- Born: September 1, 1834 Okeley Manor, Fairfax County, Virginia, US
- Died: April 22, 1910 (aged 75) Washington, D.C., US
- Buried: Ivy Hill Cemetery, Alexandria, Virginia
- Allegiance: Confederate States of America
- Branch: Confederate States Army
- Service years: 1861–1865
- Rank: major (CSA)
- Commands: Black Horse Cavalry 4th Virginia Regiment
- Conflicts: American Civil War
- Other work: Educator, founder and principal of Gunston Hall School

= Beverley Randolph Mason =

Confederate Army officer and educator

Beverley Randolph Mason (September 1, 1834 - April 22, 1910) was an American military officer and educator who was the founder and principal of the Gunston Hall School for young women in Washington, D.C. Mason was a great-grandson of George Mason, author of the Virginia Bill of Rights.

==Early life==
Mason was born at Okeley Manor in Fairfax County, Virginia on September 1, 1834. His parents were Dr. Richard Chichester Mason and Lucy Bolling Randolph. He was a great-grandson of George Mason, author of the Virginia Bill of Rights.

After graduating from school, Mason went to Philadelphia, Pennsylvania where he pursued business.

==Civil War==
At the onset of the American Civil War, Mason volunteered as a private in the Black Horse Cavalry of Fauquier County, Virginia. Soon afterward, Mason was detailed to act as commissary sergeant and supplied food to his command. He gained a captain's commission in the 4th Virginia Cavalry, and later a major's rank as assistant commissary in Fitzhugh Lee's division. Mason became quartermaster in 1864.

==Career==
After the war, Mason engaged in business and, then, took up the profession of teaching. He taught at the United States Military Academy in West Point, New York. He returned Virginia and taught mathematics and Latin at the Norwood Institute. In 1892, he founded Gunston Hall School for Young Ladies at his home in Washington, D.C.; the school was named for the homestead of his great-grandfather George Mason. Mason and his wife opened their school ifor their children and the children of their intimate friends.

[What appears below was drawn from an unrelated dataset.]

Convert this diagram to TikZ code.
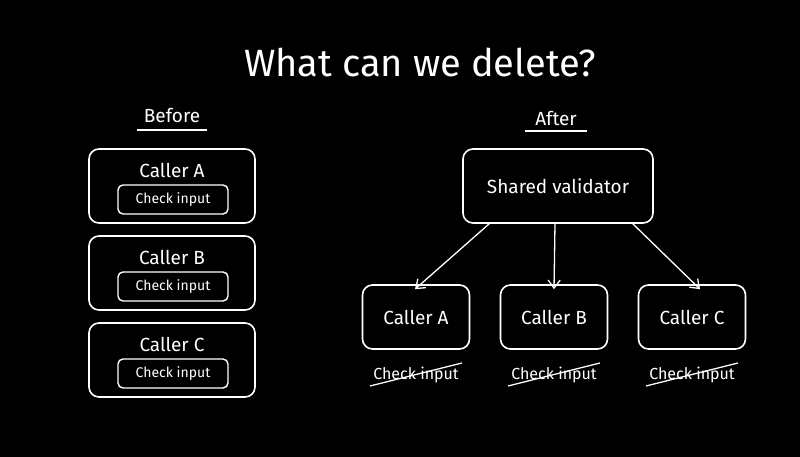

Gunston Hall School moved to a larger campus and operated as a boarding school for young women for fifty years. After its closure, the building housed Epiphany School, an Episcopal institution. The building is currently the home of the National Museum of American Jewish Military History. Mason's character impressed itself upon his students and his influence among them was widely felt and acknowledged by the students of successive years.

==Personal life==
Mason married Elizabeth "Bettie" Harrison Nelson at St. Stephen's Church on August 18, 1875. She was the daughter of Keating Lewis Simmons Nelson and his wife Julia Ann Rogers of Albemarle County, Virginia. The couple had six children:

- Richard Nelson Mason (26 June 1876-22 November 1940)
- Julia Nelson Mason Matthews (23 January 1878-27 December 1964)
- Lucy Randolph Mason Moffett (31 January 1880-1 April 1965)
- Margaret Thornton Mason (7 February 1882-February 1884)
- Mary Wallace Mason Patchin (26 April 1884-28 August 1963)
- Susan Josephine Beverley Mason Easley (17 January 1888-31 July 1962)
In 1879, the family moved to Washington, D.C. to a large mansion at 3017 O Street, N.W., previously the home Commodore Stephen Cassin.

Mason died on April 22, 1910 in Washington, D.C. at age 75. His funeral, which took place on April 24, at St. Margaret's Episcopal Church in Washington, D.C. The Reverend Herbert Scott Smith and the Reverend Samuel A. Wallis conducted the services.Mason was buried at Ivy Hill Cemetery in Alexandria, Virginia. The Robert E. Lee Camp of Confederate Veterans of Alexandria attended his burial in uniform.